- **The exercise**: Reproduce nothing except the lines between the line with "Give me the TikZ source for this diagram." and the line with "(check) at (600,522)", both ends included, and please leave out pictures.

Records excerpted from a collection:
::::::::::

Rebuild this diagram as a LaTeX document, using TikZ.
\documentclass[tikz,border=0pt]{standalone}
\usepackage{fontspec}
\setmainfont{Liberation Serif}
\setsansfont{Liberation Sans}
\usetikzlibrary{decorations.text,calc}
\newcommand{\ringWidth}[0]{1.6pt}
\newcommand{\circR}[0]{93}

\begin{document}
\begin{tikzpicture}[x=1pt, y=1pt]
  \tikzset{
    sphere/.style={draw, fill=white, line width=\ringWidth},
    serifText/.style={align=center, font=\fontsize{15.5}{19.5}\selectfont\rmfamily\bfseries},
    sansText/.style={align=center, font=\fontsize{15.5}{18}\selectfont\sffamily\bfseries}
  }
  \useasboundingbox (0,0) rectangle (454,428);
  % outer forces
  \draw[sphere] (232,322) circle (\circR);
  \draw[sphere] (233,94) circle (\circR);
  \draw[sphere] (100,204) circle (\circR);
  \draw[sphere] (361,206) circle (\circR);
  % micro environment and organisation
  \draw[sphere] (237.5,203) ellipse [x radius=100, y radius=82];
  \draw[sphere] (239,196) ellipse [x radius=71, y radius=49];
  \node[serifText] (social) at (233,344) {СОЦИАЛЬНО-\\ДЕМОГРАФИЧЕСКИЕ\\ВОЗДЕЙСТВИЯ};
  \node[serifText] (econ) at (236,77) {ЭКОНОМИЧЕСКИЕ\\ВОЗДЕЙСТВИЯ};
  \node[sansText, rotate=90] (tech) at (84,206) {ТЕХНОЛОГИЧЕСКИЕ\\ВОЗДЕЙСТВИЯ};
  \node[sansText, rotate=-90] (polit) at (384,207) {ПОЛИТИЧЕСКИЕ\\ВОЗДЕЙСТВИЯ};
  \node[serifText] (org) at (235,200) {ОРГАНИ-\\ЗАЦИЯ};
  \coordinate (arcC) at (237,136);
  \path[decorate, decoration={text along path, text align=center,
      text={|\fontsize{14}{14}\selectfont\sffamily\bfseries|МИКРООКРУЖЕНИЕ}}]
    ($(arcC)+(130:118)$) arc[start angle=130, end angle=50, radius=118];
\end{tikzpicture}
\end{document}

::::::::::

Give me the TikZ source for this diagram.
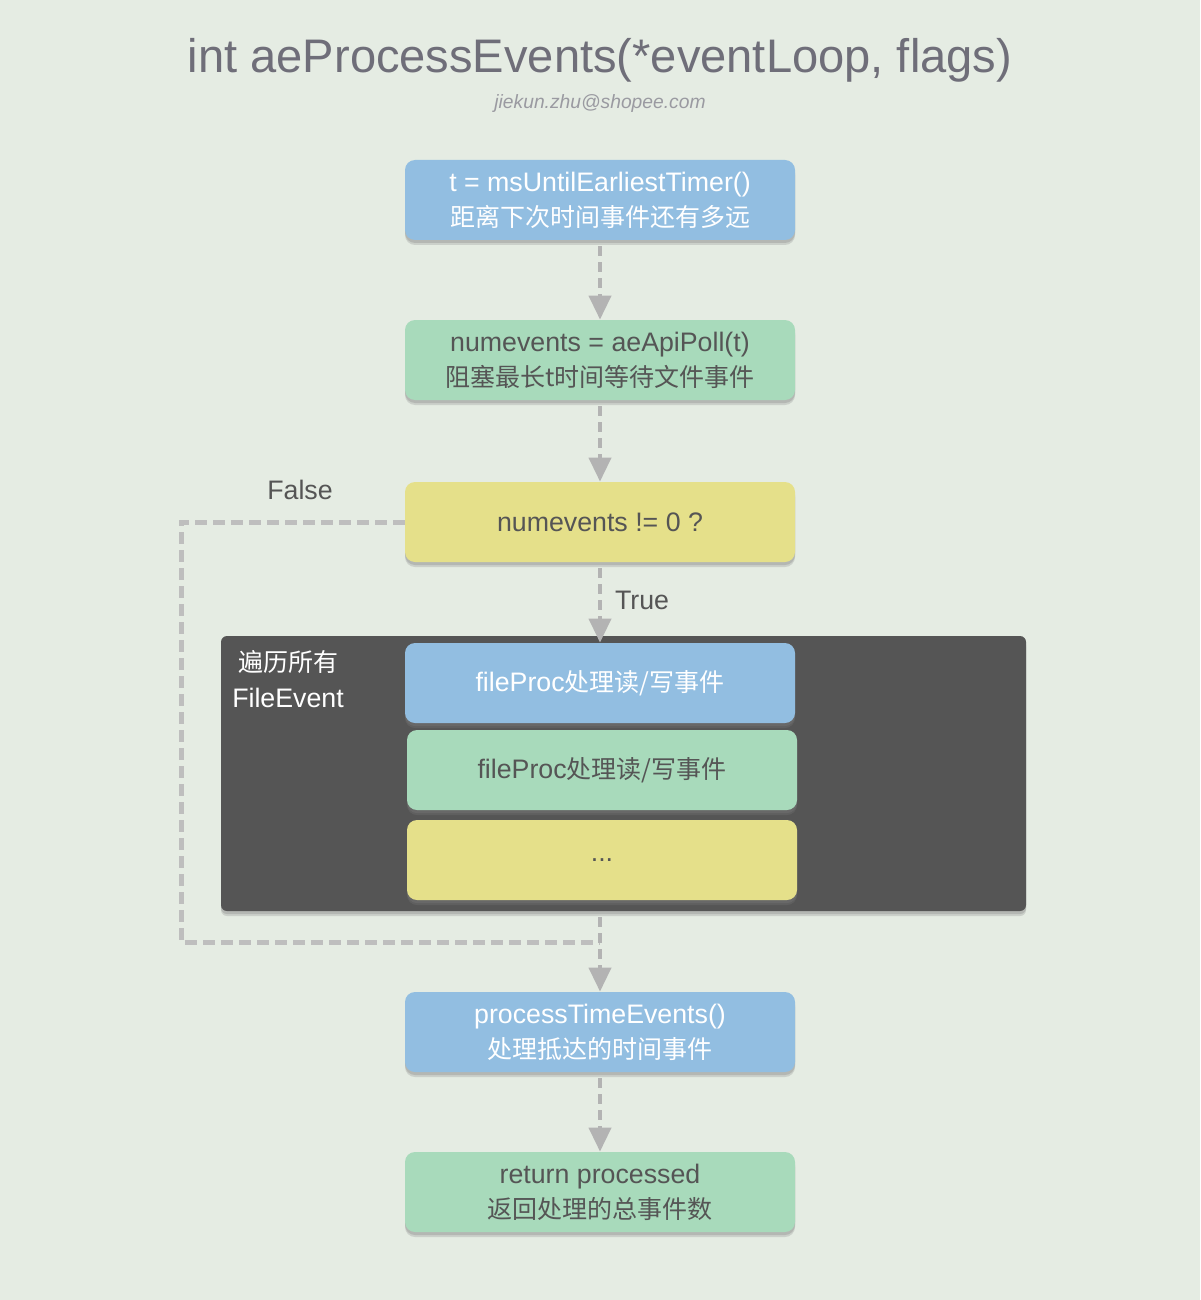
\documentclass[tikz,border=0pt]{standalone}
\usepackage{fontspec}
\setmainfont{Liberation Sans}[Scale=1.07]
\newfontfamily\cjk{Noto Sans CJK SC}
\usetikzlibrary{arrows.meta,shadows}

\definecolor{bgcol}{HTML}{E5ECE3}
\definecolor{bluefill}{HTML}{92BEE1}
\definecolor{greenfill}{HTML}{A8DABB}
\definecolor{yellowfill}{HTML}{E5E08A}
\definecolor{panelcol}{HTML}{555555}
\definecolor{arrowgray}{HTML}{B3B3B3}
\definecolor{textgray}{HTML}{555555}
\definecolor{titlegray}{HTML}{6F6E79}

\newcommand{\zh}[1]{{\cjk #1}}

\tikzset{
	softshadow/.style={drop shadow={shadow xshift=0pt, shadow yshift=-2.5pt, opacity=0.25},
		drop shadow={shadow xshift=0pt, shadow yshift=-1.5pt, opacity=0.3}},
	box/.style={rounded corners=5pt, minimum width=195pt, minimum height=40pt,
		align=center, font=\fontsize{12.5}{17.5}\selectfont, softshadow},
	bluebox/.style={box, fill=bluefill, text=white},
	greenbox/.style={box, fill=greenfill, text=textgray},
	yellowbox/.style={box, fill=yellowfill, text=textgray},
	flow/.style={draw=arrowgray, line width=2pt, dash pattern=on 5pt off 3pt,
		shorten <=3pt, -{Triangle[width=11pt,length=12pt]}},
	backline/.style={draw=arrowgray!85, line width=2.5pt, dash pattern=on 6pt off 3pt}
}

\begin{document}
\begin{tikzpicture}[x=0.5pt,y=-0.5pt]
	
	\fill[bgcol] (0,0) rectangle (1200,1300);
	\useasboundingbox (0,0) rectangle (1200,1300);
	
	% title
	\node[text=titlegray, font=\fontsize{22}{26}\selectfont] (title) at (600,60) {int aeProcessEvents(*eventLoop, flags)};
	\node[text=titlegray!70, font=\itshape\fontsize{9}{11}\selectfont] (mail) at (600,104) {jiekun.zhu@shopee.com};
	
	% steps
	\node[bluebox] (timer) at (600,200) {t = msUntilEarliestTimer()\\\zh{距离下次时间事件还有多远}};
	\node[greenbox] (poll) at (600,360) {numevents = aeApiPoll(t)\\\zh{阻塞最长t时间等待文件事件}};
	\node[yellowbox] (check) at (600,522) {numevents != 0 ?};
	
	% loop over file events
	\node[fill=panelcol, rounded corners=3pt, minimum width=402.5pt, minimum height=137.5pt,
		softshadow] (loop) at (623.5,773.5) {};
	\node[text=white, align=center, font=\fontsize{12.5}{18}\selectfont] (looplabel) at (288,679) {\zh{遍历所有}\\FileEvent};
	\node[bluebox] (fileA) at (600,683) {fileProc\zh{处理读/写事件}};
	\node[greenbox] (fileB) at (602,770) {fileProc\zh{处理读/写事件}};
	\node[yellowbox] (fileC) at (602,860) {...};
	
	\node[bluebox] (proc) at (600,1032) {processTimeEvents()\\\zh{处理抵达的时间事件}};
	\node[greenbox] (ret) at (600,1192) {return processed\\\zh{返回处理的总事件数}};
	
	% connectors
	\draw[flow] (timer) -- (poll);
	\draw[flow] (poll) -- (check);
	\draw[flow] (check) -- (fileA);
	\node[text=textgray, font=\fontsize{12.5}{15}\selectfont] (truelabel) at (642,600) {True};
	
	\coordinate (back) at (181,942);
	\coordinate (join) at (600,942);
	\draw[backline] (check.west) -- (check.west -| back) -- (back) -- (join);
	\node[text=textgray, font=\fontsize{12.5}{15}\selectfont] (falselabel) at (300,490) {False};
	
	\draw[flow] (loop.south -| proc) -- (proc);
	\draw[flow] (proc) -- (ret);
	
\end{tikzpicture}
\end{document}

::::::::::

- **Final result**:
Give me the TikZ source for this diagram.
\documentclass[tikz,border=0pt]{standalone}
\usepackage{fontspec}
\setmainfont{Liberation Sans}[Scale=1.07]
\newfontfamily\cjk{Noto Sans CJK SC}
\usetikzlibrary{arrows.meta,shadows}

\definecolor{bgcol}{HTML}{E5ECE3}
\definecolor{bluefill}{HTML}{92BEE1}
\definecolor{greenfill}{HTML}{A8DABB}
\definecolor{yellowfill}{HTML}{E5E08A}
\definecolor{panelcol}{HTML}{555555}
\definecolor{arrowgray}{HTML}{B3B3B3}
\definecolor{textgray}{HTML}{555555}
\definecolor{titlegray}{HTML}{6F6E79}

\newcommand{\zh}[1]{{\cjk #1}}

\tikzset{
	softshadow/.style={drop shadow={shadow xshift=0pt, shadow yshift=-2.5pt, opacity=0.25},
		drop shadow={shadow xshift=0pt, shadow yshift=-1.5pt, opacity=0.3}},
	box/.style={rounded corners=5pt, minimum width=195pt, minimum height=40pt,
		align=center, font=\fontsize{12.5}{17.5}\selectfont, softshadow},
	bluebox/.style={box, fill=bluefill, text=white},
	greenbox/.style={box, fill=greenfill, text=textgray},
	yellowbox/.style={box, fill=yellowfill, text=textgray},
	flow/.style={draw=arrowgray, line width=2pt, dash pattern=on 5pt off 3pt,
		shorten <=3pt, -{Triangle[width=11pt,length=12pt]}},
	backline/.style={draw=arrowgray!85, line width=2.5pt, dash pattern=on 6pt off 3pt}
}

\begin{document}
\begin{tikzpicture}[x=0.5pt,y=-0.5pt]
	
	\fill[bgcol] (0,0) rectangle (1200,1300);
	\useasboundingbox (0,0) rectangle (1200,1300);
	
	% title
	\node[text=titlegray, font=\fontsize{22}{26}\selectfont] (title) at (600,60) {int aeProcessEvents(*eventLoop, flags)};
	\node[text=titlegray!70, font=\itshape\fontsize{9}{11}\selectfont] (mail) at (600,104) {jiekun.zhu@shopee.com};
	
	% steps
	\node[bluebox] (timer) at (600,200) {t = msUntilEarliestTimer()\\\zh{距离下次时间事件还有多远}};
	\node[greenbox] (poll) at (600,360) {numevents = aeApiPoll(t)\\\zh{阻塞最长t时间等待文件事件}};
	\node[yellowbox] (check) at (600,522) {numevents != 0 ?};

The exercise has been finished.